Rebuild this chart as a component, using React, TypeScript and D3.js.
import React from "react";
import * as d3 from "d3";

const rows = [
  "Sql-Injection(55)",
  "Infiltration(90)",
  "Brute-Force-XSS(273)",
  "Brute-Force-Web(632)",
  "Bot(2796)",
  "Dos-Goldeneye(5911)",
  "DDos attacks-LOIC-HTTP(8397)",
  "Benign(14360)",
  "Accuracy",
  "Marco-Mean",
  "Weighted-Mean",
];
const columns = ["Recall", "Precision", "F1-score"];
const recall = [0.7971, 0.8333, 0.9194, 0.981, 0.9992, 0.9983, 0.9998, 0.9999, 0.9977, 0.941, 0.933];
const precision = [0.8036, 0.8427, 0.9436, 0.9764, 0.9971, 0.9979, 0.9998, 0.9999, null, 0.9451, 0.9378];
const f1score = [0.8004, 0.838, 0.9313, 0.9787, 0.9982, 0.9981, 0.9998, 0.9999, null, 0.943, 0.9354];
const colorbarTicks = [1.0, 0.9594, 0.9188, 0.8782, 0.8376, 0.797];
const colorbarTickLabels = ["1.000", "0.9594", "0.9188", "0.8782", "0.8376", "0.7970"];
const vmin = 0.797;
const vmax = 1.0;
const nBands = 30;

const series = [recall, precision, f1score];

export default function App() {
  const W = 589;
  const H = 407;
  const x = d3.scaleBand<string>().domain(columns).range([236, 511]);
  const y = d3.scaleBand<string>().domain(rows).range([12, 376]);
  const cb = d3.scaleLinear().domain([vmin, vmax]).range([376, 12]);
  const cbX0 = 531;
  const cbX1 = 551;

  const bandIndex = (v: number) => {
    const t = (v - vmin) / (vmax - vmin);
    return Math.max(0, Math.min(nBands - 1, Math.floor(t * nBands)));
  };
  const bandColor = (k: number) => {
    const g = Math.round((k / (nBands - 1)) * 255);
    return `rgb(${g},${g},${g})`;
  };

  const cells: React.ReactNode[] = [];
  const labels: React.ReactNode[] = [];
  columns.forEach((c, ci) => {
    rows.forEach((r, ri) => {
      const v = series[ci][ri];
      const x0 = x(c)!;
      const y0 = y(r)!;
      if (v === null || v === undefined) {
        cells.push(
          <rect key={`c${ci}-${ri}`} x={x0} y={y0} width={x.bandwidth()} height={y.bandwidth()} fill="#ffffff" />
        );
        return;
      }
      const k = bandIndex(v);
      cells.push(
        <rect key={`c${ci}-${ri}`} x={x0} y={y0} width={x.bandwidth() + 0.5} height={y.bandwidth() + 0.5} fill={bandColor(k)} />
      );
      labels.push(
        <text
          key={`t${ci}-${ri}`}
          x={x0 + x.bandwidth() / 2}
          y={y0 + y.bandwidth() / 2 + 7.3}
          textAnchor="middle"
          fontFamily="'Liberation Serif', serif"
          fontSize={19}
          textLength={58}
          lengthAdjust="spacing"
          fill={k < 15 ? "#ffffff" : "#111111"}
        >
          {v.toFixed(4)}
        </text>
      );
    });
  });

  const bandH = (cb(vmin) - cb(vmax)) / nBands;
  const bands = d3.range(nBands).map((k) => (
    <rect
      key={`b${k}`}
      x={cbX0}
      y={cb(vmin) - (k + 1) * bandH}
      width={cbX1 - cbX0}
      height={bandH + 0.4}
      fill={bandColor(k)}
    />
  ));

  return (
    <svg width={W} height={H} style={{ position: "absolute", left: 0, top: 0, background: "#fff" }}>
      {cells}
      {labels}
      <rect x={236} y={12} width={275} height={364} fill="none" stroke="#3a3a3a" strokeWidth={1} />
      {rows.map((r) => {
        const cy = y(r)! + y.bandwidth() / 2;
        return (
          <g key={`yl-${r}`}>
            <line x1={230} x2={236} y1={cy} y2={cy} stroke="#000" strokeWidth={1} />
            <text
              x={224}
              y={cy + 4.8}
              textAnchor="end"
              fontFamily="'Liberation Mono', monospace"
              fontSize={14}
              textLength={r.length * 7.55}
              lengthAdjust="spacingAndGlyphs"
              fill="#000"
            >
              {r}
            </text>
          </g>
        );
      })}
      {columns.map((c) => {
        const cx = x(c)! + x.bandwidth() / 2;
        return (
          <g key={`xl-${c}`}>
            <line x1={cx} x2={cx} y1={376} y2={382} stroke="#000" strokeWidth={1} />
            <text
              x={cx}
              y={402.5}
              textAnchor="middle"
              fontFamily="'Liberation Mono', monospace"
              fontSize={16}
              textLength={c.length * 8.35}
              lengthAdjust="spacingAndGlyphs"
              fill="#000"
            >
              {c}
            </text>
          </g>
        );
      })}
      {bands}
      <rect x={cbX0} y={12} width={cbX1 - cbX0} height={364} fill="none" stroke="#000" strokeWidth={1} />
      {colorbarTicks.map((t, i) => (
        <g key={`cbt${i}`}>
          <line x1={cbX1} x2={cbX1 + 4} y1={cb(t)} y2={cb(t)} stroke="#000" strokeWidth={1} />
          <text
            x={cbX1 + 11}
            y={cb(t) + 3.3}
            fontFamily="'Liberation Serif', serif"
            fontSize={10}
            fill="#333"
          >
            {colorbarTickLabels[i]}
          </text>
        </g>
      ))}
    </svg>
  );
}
+ + + + + + +
## Stated goal
Extract the lines above, from the first one through the one containing "import * as", and return only those, unchanged.

## Reply to the exercise
Rebuild this chart as a component, using React, TypeScript and D3.js.
import React from "react";
import * as d3 from "d3";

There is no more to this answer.